Schindlers List- Lift your head, Square your Shoulders
One of the most powerful movie scenes in Hollywood history comes from Schindler’s List, the 1993 Academy Award-winning film about the Holocaust that tells the story of Oskar Schindler, an entrepreneur-turned-hero who saved 1,200 Jews from the Nazis by employing them in his factory. At the end of the war, the employees presented Schindler with a ring forged out of the gold from a worker’s teeth, with the following inscription from the Talmud: “He who saves one life, saves an entire world.”
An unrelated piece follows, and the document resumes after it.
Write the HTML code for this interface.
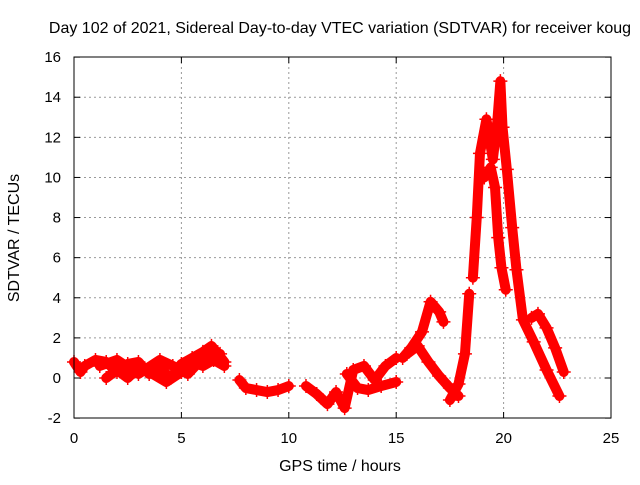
<!DOCTYPE html>
<html><head><meta charset="utf-8"><style>
body{margin:0;background:#fff;font-family:"Liberation Sans",sans-serif}
svg text{font-family:"Liberation Sans",sans-serif;font-size:15px;fill:#000}
</style></head><body>
<svg id="c" width="640" height="480">
<text x="340" y="33" text-anchor="middle" style="font-size:16px">Day 102 of 2021, Sidereal Day-to-day VTEC variation (SDTVAR) for receiver koug</text>
<text x="340" y="471" text-anchor="middle" style="font-size:16px">GPS time / hours</text>
<text transform="translate(19,238) rotate(-90)" text-anchor="middle" style="font-size:16px">SDTVAR / TECUs</text>
<g id="grid"></g><g id="marks"></g>
<rect x="74" y="57" width="537" height="361" fill="none" stroke="#000" stroke-width="1"/>
<g id="ticks"></g>
</svg>
<script>
const xTicks=[0,5,10,15,20,25];
const yTicks=[-2,0,2,4,6,8,10,12,14,16];
const trackA1=[[0,0.8],[0.3,0.3],[0.5,0.6],[1,0.9],[1.5,0.8],[2,0.3],[2.5,0.7],[3,0.8],[3.5,0.2],[4,0.5],[4.5,0.0],[5,0.7],[5.5,1.0],[6,1.3],[6.4,1.6],[7,0.8]];
const trackA2=[[1.5,0.0],[2,0.4],[2.5,0.0],[3,0.5],[3.5,0.3],[4.3,-0.2],[5,0.3],[5.5,0.8],[6,0.6],[6.5,0.9],[7,0.6]];
const trackA3=[[1.2,0.6],[2,0.9],[3,0.2],[4,0.9],[4.6,0.6],[5.3,0.2],[6,1.0],[6.8,1.2]];
const trackB=[[7.7,-0.1],[8,-0.5],[8.5,-0.6],[9,-0.7],[9.5,-0.6],[10,-0.4]];
const trackC1=[[10.8,-0.4],[11.3,-0.8],[11.8,-1.3],[12.2,-0.7],[12.6,-1.5],[13,0.4],[13.5,0.6],[14,-0.1],[14.5,0.6],[15,1.0]];
const trackC2=[[12.7,0.2],[13.2,-0.5],[13.7,-0.6],[14.3,-0.4],[15,-0.2]];
const trackD1=[[15.3,1.0],[15.7,1.5],[16.2,2.3],[16.6,3.8],[17,3.3],[17.2,2.8]];
const trackD2=[[15.5,1.2],[16,1.6],[16.5,0.8],[17,0.1],[17.5,-0.5],[17.9,-0.9]];
const trackE=[[17.5,-1.1],[17.9,-0.3],[18.2,1.2],[18.4,4.2]];
const trackF=[[18.57,5.0],[18.75,8],[18.9,11.2],[19.2,12.9],[19.5,10.9],[19.7,12.7],[19.85,14.8],[19.95,12.5],[20.15,10.4],[20.4,7.5],[20.6,5.4],[20.9,2.9],[21.4,1.8],[22.0,0.4],[22.6,-0.9]];
const trackG=[[19.1,10.0],[19.4,10.5],[19.6,9.5],[19.75,7.0],[19.9,5.5],[20.1,4.4]];
const trackH=[[21.3,3.0],[21.6,3.2],[22.0,2.5],[22.4,1.5],[22.8,0.3]];
const tracks=[trackA1,trackA2,trackA3,trackB,trackC1,trackC2,trackD1,trackD2,trackE,trackF,trackG,trackH];
const X=h=>74+h*(537/25), Y=v=>378-v*(361/18);
const NS="http://www.w3.org/2000/svg";
const grid=document.getElementById('grid'),ticks=document.getElementById('ticks'),marks=document.getElementById('marks');
function mk(tag,attrs,parent){const e=document.createElementNS(NS,tag);for(const k in attrs)e.setAttribute(k,attrs[k]);parent.appendChild(e);return e;}
xTicks.forEach(t=>{const x=X(t);
 if(t>0&&t<25){const g=mk('line',{x1:x,x2:x,y1:57,y2:418,stroke:'#999','stroke-dasharray':'2,3'},grid);
 
 }
 mk('line',{x1:x,x2:x,y1:418,y2:412,stroke:'#000'},ticks);mk('line',{x1:x,x2:x,y1:57,y2:63,stroke:'#000'},ticks);
 const l=mk('text',{x:x,y:443,'text-anchor':'middle'},ticks);l.textContent=t;
 
 });
yTicks.forEach(t=>{const y=Y(t);
 if(t>-2&&t<16){const g=mk('line',{x1:74,x2:611,y1:y,y2:y,stroke:'#999','stroke-dasharray':'2,3'},grid);
 
 }
 mk('line',{x1:74,x2:80,y1:y,y2:y,stroke:'#000'},ticks);mk('line',{x1:611,x2:605,y1:y,y2:y,stroke:'#000'},ticks);
 const l=mk('text',{x:61,y:y+5,'text-anchor':'end'},ticks);l.textContent=t;
 
 });
tracks.forEach(tr=>{
 const p=mk('polyline',{points:tr.map(d=>X(d[0])+','+Y(d[1])).join(' '),fill:'none',stroke:'#f00','stroke-width':10,'stroke-linejoin':'round','stroke-linecap':'round'},marks);
 
 
 tr.forEach(d=>{const x=X(d[0]),y=Y(d[1]);
  const m=mk('path',{d:`M${x-7},${y}H${x+7}M${x},${y-7}V${y+7}`,stroke:'#f00','stroke-width':1.5},marks);
  
  });
});
</script>
</body></html>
This is an emotional moment. Yet, instead of feeling satisfied with his heroic role in saving lives, Schindler bemoaned the fact that he could have saved even more Jews. He wished he would have sold his car, his watch, anything in order to buy a life. At that powerful moment, Schindler discovered the value of one human being, and he would have paid anything to save one.
In those years, millions of Jews died in the Nazi death
camps like Auschwitz, but Schindler's Jews miraculously survived.
To more than 1200 Jews Oscar Schindler was all that stood
between them and death at the hands of the Nazis. A man full of flaws like the
rest of us - the unlikeliest of all role models who started by earning millions
as a war profiteer and ended by spending his last pfennig and risking his life
to save his Jews. An ordinary man who even in the worst of circumstances did
extraordinary things, matched by no one. He remained true to his Jews, the
workers he referred to as my children. In the shadow of Auschwitz he kept the
SS out and everyone alive.
The story of Schindler and Stern, the central figures in Steven Spielberg's film Schindler's List, became known to the world at large primarily through Thomas Keneally's 1982 novel Schindler's Ark. It is one of the greatest movies that I watched.
Our world since then has become a large, impersonal, busy
institution.
Charles R. Swindoll says : We are alienated from each other. Although crowded, we are lonely. Pushed together but uninvolved. No longer do most neighbors visit across the backyard fence. The well-manicured front lawn is the modern moat that keeps barbarians at bay. Hoarding and flaunting have replaced sharing and caring. It's like we are occupying common space but have no common interests, as if we're on an elevator with rules such as: "No talking, smiling, or eye contact allowed without written consent of the management."
Charles R. Swindoll says : We are alienated from each other. Although crowded, we are lonely. Pushed together but uninvolved. No longer do most neighbors visit across the backyard fence. The well-manicured front lawn is the modern moat that keeps barbarians at bay. Hoarding and flaunting have replaced sharing and caring. It's like we are occupying common space but have no common interests, as if we're on an elevator with rules such as: "No talking, smiling, or eye contact allowed without written consent of the management."
Painful though it may be for us to admit, we're losing
touch with one another. The motivation to help, to encourage, yes, to serve our
fellow human beings is waning. People have even observed crimes in progress but
refused to help so as not to be involved! Our foundational values are getting
lost in these confusing days. And yet, it is these things that form the
essentials of a happy and fulfilled life.
A man of God recently shared, “God doesn’t punish, sin
punishes because Jesus has taken all of our punishment on himself.” Sin has
consequences and God allows us to walk through those consequences on earth. He
also allows us to go through pain, suffering, persecution and trials, but that
does not diminish his love for each of us! He hurts when we hurt, even when we
have brought it on ourselves. Because of Jesus, God already sees us as saints
seated with Him, that is not something that happens just in heaven. He already
sees us in that way.
Hear this: you are not who others say you are. Why should
they label you? Determine who you are before God. Let Him determine the level
of your success. Why should others be allowed to live at their highest
potential, but not you? You are more than your past, more than your education
or CV, more than the colour of your skin, more than your bank account, and more
than your circumstances. Tell those who talk down to you and devalue you,
'You're confusing me with somebody else. God says I am a prince. And if I'm a
prince, then I have the right to be treated like one!' You ask, 'But is that true?'
Yes, the Bible says that when you walk with God, you are part of a royal
priesthood (1 Peter 2:9). You are an overcomer (1 John 2:13-14). You are the
head and not the tail, above and not beneath (Deuteronomy 28:13-14).
In his popular book I Am Third, former professional football player Gale Sayers explains the book’s title as part of his motto for life which is: “The Lord is first, my friends are second, I am third.” With this attitude, no one would sell out another person for their own gain. Imagine the kind of world we could build if everyone would put God and others before themselves instead of the opposite! This week, let’s make Gale’s motto our motto.